WHAT TO WORK ON | Strip the pictures and reproduce the rest of the listing exactly.

--- START SOURCE DATA ---

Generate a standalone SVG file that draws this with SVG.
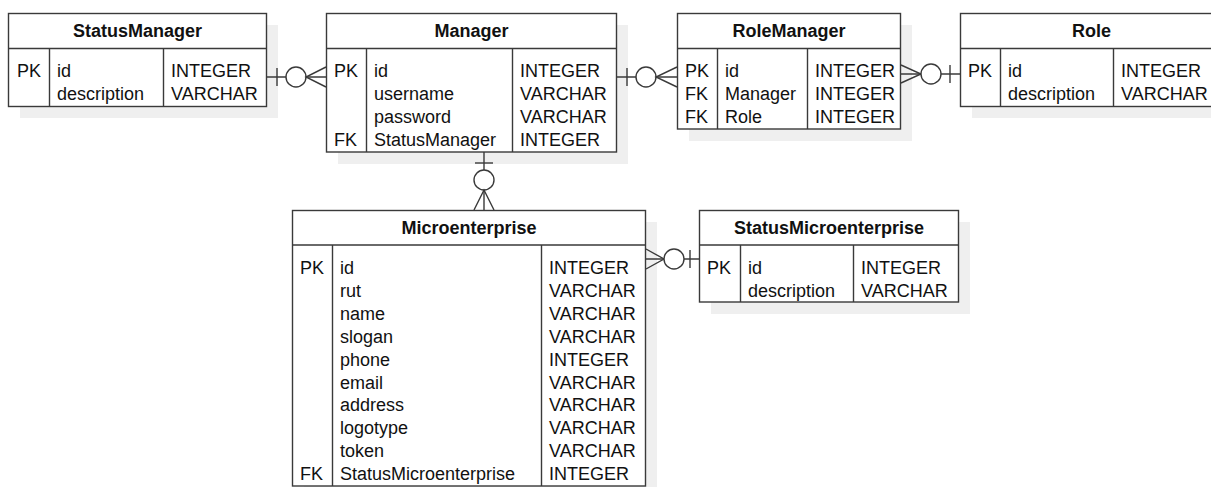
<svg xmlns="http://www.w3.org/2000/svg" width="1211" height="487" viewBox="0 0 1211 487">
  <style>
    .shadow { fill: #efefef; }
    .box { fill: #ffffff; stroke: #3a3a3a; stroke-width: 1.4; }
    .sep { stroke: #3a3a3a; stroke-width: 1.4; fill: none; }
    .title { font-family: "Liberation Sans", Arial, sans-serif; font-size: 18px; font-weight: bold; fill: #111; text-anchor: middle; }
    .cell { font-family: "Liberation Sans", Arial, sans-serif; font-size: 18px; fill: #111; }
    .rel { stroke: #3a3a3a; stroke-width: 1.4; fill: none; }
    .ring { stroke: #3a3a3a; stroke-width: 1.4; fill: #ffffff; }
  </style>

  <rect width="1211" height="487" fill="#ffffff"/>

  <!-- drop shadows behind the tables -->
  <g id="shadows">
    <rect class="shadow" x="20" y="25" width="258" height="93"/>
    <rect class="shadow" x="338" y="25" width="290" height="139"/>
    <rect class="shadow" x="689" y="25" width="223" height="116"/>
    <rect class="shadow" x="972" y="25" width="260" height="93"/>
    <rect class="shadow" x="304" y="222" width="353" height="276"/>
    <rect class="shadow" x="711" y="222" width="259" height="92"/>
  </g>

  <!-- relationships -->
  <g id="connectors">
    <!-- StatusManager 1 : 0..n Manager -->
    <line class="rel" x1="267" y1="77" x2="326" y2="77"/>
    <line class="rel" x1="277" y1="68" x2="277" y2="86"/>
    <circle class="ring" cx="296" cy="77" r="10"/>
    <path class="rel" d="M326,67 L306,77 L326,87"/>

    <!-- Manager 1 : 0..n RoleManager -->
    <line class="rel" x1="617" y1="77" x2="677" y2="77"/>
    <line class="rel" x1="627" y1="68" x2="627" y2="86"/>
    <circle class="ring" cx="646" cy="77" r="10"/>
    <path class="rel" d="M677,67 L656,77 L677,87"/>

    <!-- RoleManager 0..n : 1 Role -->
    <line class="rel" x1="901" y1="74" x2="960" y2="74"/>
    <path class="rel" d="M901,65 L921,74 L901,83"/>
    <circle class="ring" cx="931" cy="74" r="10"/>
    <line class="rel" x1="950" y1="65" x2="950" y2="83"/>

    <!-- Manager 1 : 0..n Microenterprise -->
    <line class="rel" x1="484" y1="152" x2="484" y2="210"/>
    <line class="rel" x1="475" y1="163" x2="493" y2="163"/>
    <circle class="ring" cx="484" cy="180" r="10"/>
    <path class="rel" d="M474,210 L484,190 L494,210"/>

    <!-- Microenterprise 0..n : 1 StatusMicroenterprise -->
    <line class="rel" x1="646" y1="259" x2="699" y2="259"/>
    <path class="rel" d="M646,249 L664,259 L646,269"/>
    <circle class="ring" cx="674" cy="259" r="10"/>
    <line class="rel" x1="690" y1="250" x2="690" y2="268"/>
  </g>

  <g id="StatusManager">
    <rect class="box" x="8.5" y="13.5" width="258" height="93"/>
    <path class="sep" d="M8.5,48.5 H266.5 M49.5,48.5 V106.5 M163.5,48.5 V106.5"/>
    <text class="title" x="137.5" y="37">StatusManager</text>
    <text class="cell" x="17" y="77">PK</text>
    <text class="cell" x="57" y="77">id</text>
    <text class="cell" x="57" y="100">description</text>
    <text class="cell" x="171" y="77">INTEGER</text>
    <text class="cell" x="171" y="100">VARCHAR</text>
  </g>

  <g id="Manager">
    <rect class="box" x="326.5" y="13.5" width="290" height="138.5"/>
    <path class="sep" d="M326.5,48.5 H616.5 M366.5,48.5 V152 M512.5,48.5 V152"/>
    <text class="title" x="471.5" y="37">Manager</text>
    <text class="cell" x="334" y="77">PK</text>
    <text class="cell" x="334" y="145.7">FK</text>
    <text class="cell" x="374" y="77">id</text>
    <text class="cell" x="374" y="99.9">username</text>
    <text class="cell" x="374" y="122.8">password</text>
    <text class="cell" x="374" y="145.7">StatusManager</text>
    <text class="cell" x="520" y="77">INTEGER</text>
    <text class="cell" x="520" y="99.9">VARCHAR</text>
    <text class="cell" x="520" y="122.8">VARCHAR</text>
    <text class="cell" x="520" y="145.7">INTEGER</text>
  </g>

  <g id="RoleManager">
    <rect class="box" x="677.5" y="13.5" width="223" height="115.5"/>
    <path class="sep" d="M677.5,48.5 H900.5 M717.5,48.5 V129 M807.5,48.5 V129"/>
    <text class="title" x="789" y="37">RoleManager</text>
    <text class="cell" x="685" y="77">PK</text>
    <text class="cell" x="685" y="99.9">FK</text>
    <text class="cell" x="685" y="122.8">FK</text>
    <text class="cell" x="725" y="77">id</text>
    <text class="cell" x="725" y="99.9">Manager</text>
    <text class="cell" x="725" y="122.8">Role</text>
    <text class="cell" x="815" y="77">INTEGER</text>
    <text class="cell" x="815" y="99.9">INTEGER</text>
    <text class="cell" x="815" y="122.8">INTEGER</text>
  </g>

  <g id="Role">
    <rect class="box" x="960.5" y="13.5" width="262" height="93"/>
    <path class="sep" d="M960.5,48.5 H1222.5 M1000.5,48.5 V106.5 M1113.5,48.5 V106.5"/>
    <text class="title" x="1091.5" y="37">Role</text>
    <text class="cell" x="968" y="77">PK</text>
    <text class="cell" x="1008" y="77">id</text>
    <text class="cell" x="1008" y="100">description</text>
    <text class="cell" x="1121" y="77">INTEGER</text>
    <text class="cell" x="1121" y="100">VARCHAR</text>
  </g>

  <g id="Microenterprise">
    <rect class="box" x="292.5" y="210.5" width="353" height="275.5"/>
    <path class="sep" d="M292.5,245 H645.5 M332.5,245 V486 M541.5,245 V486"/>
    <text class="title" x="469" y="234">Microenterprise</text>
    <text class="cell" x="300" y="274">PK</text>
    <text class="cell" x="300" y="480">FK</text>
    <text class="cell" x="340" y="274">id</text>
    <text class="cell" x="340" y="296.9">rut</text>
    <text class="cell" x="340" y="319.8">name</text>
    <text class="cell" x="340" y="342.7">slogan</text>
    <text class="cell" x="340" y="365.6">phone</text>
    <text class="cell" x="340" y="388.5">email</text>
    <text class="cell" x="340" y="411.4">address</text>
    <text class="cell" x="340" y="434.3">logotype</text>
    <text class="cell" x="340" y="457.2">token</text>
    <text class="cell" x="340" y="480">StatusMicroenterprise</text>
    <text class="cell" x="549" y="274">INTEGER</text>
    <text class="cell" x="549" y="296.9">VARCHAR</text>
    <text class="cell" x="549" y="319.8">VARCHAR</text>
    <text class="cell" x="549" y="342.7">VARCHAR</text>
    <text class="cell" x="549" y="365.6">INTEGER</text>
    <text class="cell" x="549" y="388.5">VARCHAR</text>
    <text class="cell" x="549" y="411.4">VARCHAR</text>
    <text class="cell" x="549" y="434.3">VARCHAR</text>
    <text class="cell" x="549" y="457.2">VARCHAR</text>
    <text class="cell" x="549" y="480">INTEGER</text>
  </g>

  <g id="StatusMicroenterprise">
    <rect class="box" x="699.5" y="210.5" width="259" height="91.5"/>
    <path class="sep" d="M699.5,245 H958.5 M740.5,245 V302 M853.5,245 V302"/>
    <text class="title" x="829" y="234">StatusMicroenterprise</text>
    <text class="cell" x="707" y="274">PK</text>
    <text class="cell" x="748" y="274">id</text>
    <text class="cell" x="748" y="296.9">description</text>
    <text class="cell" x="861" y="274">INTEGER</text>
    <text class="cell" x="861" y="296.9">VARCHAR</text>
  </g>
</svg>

--- END SOURCE DATA ---

TASK OUTPUT |
Generate a standalone SVG file that draws this with SVG.
<svg xmlns="http://www.w3.org/2000/svg" width="1211" height="487" viewBox="0 0 1211 487">
  <style>
    .shadow { fill: #efefef; }
    .box { fill: #ffffff; stroke: #3a3a3a; stroke-width: 1.4; }
    .sep { stroke: #3a3a3a; stroke-width: 1.4; fill: none; }
    .title { font-family: "Liberation Sans", Arial, sans-serif; font-size: 18px; font-weight: bold; fill: #111; text-anchor: middle; }
    .cell { font-family: "Liberation Sans", Arial, sans-serif; font-size: 18px; fill: #111; }
    .rel { stroke: #3a3a3a; stroke-width: 1.4; fill: none; }
    .ring { stroke: #3a3a3a; stroke-width: 1.4; fill: #ffffff; }
  </style>

  <rect width="1211" height="487" fill="#ffffff"/>

  <!-- drop shadows behind the tables -->
  <g id="shadows">
    <rect class="shadow" x="20" y="25" width="258" height="93"/>
    <rect class="shadow" x="338" y="25" width="290" height="139"/>
    <rect class="shadow" x="689" y="25" width="223" height="116"/>
    <rect class="shadow" x="972" y="25" width="260" height="93"/>
    <rect class="shadow" x="304" y="222" width="353" height="276"/>
    <rect class="shadow" x="711" y="222" width="259" height="92"/>
  </g>

  <!-- relationships -->
  <g id="connectors">
    <!-- StatusManager 1 : 0..n Manager -->
    <line class="rel" x1="267" y1="77" x2="326" y2="77"/>
    <line class="rel" x1="277" y1="68" x2="277" y2="86"/>
    <circle class="ring" cx="296" cy="77" r="10"/>
    <path class="rel" d="M326,67 L306,77 L326,87"/>

    <!-- Manager 1 : 0..n RoleManager -->
    <line class="rel" x1="617" y1="77" x2="677" y2="77"/>
    <line class="rel" x1="627" y1="68" x2="627" y2="86"/>
    <circle class="ring" cx="646" cy="77" r="10"/>
    <path class="rel" d="M677,67 L656,77 L677,87"/>

    <!-- RoleManager 0..n : 1 Role -->
    <line class="rel" x1="901" y1="74" x2="960" y2="74"/>
    <path class="rel" d="M901,65 L921,74 L901,83"/>
    <circle class="ring" cx="931" cy="74" r="10"/>
    <line class="rel" x1="950" y1="65" x2="950" y2="83"/>

    <!-- Manager 1 : 0..n Microenterprise -->
    <line class="rel" x1="484" y1="152" x2="484" y2="210"/>
    <line class="rel" x1="475" y1="163" x2="493" y2="163"/>
    <circle class="ring" cx="484" cy="180" r="10"/>
    <path class="rel" d="M474,210 L484,190 L494,210"/>

    <!-- Microenterprise 0..n : 1 StatusMicroenterprise -->
    <line class="rel" x1="646" y1="259" x2="699" y2="259"/>
    <path class="rel" d="M646,249 L664,259 L646,269"/>
    <circle class="ring" cx="674" cy="259" r="10"/>
    <line class="rel" x1="690" y1="250" x2="690" y2="268"/>
  </g>

  <g id="StatusManager">
    <rect class="box" x="8.5" y="13.5" width="258" height="93"/>
    <path class="sep" d="M8.5,48.5 H266.5 M49.5,48.5 V106.5 M163.5,48.5 V106.5"/>
    <text class="title" x="137.5" y="37">StatusManager</text>
    <text class="cell" x="17" y="77">PK</text>
    <text class="cell" x="57" y="77">id</text>
    <text class="cell" x="57" y="100">description</text>
    <text class="cell" x="171" y="77">INTEGER</text>
    <text class="cell" x="171" y="100">VARCHAR</text>
  </g>

  <g id="Manager">
    <rect class="box" x="326.5" y="13.5" width="290" height="138.5"/>
    <path class="sep" d="M326.5,48.5 H616.5 M366.5,48.5 V152 M512.5,48.5 V152"/>
    <text class="title" x="471.5" y="37">Manager</text>
    <text class="cell" x="334" y="77">PK</text>
    <text class="cell" x="334" y="145.7">FK</text>
    <text class="cell" x="374" y="77">id</text>
    <text class="cell" x="374" y="99.9">username</text>
    <text class="cell" x="374" y="122.8">password</text>
    <text class="cell" x="374" y="145.7">StatusManager</text>
    <text class="cell" x="520" y="77">INTEGER</text>
    <text class="cell" x="520" y="99.9">VARCHAR</text>
    <text class="cell" x="520" y="122.8">VARCHAR</text>
    <text class="cell" x="520" y="145.7">INTEGER</text>
  </g>

  <g id="RoleManager">
    <rect class="box" x="677.5" y="13.5" width="223" height="115.5"/>
    <path class="sep" d="M677.5,48.5 H900.5 M717.5,48.5 V129 M807.5,48.5 V129"/>
    <text class="title" x="789" y="37">RoleManager</text>
    <text class="cell" x="685" y="77">PK</text>
    <text class="cell" x="685" y="99.9">FK</text>
    <text class="cell" x="685" y="122.8">FK</text>
    <text class="cell" x="725" y="77">id</text>
    <text class="cell" x="725" y="99.9">Manager</text>
    <text class="cell" x="725" y="122.8">Role</text>
    <text class="cell" x="815" y="77">INTEGER</text>
    <text class="cell" x="815" y="99.9">INTEGER</text>
    <text class="cell" x="815" y="122.8">INTEGER</text>
  </g>

  <g id="Role">
    <rect class="box" x="960.5" y="13.5" width="262" height="93"/>
    <path class="sep" d="M960.5,48.5 H1222.5 M1000.5,48.5 V106.5 M1113.5,48.5 V106.5"/>
    <text class="title" x="1091.5" y="37">Role</text>
    <text class="cell" x="968" y="77">PK</text>
    <text class="cell" x="1008" y="77">id</text>
    <text class="cell" x="1008" y="100">description</text>
    <text class="cell" x="1121" y="77">INTEGER</text>
    <text class="cell" x="1121" y="100">VARCHAR</text>
  </g>

  <g id="Microenterprise">
    <rect class="box" x="292.5" y="210.5" width="353" height="275.5"/>
    <path class="sep" d="M292.5,245 H645.5 M332.5,245 V486 M541.5,245 V486"/>
    <text class="title" x="469" y="234">Microenterprise</text>
    <text class="cell" x="300" y="274">PK</text>
    <text class="cell" x="300" y="480">FK</text>
    <text class="cell" x="340" y="274">id</text>
    <text class="cell" x="340" y="296.9">rut</text>
    <text class="cell" x="340" y="319.8">name</text>
    <text class="cell" x="340" y="342.7">slogan</text>
    <text class="cell" x="340" y="365.6">phone</text>
    <text class="cell" x="340" y="388.5">email</text>
    <text class="cell" x="340" y="411.4">address</text>
    <text class="cell" x="340" y="434.3">logotype</text>
    <text class="cell" x="340" y="457.2">token</text>
    <text class="cell" x="340" y="480">StatusMicroenterprise</text>
    <text class="cell" x="549" y="274">INTEGER</text>
    <text class="cell" x="549" y="296.9">VARCHAR</text>
    <text class="cell" x="549" y="319.8">VARCHAR</text>
    <text class="cell" x="549" y="342.7">VARCHAR</text>
    <text class="cell" x="549" y="365.6">INTEGER</text>
    <text class="cell" x="549" y="388.5">VARCHAR</text>
    <text class="cell" x="549" y="411.4">VARCHAR</text>
    <text class="cell" x="549" y="434.3">VARCHAR</text>
    <text class="cell" x="549" y="457.2">VARCHAR</text>
    <text class="cell" x="549" y="480">INTEGER</text>
  </g>

  <g id="StatusMicroenterprise">
    <rect class="box" x="699.5" y="210.5" width="259" height="91.5"/>
    <path class="sep" d="M699.5,245 H958.5 M740.5,245 V302 M853.5,245 V302"/>
    <text class="title" x="829" y="234">StatusMicroenterprise</text>
    <text class="cell" x="707" y="274">PK</text>
    <text class="cell" x="748" y="274">id</text>
    <text class="cell" x="748" y="296.9">description</text>
    <text class="cell" x="861" y="274">INTEGER</text>
    <text class="cell" x="861" y="296.9">VARCHAR</text>
  </g>
</svg>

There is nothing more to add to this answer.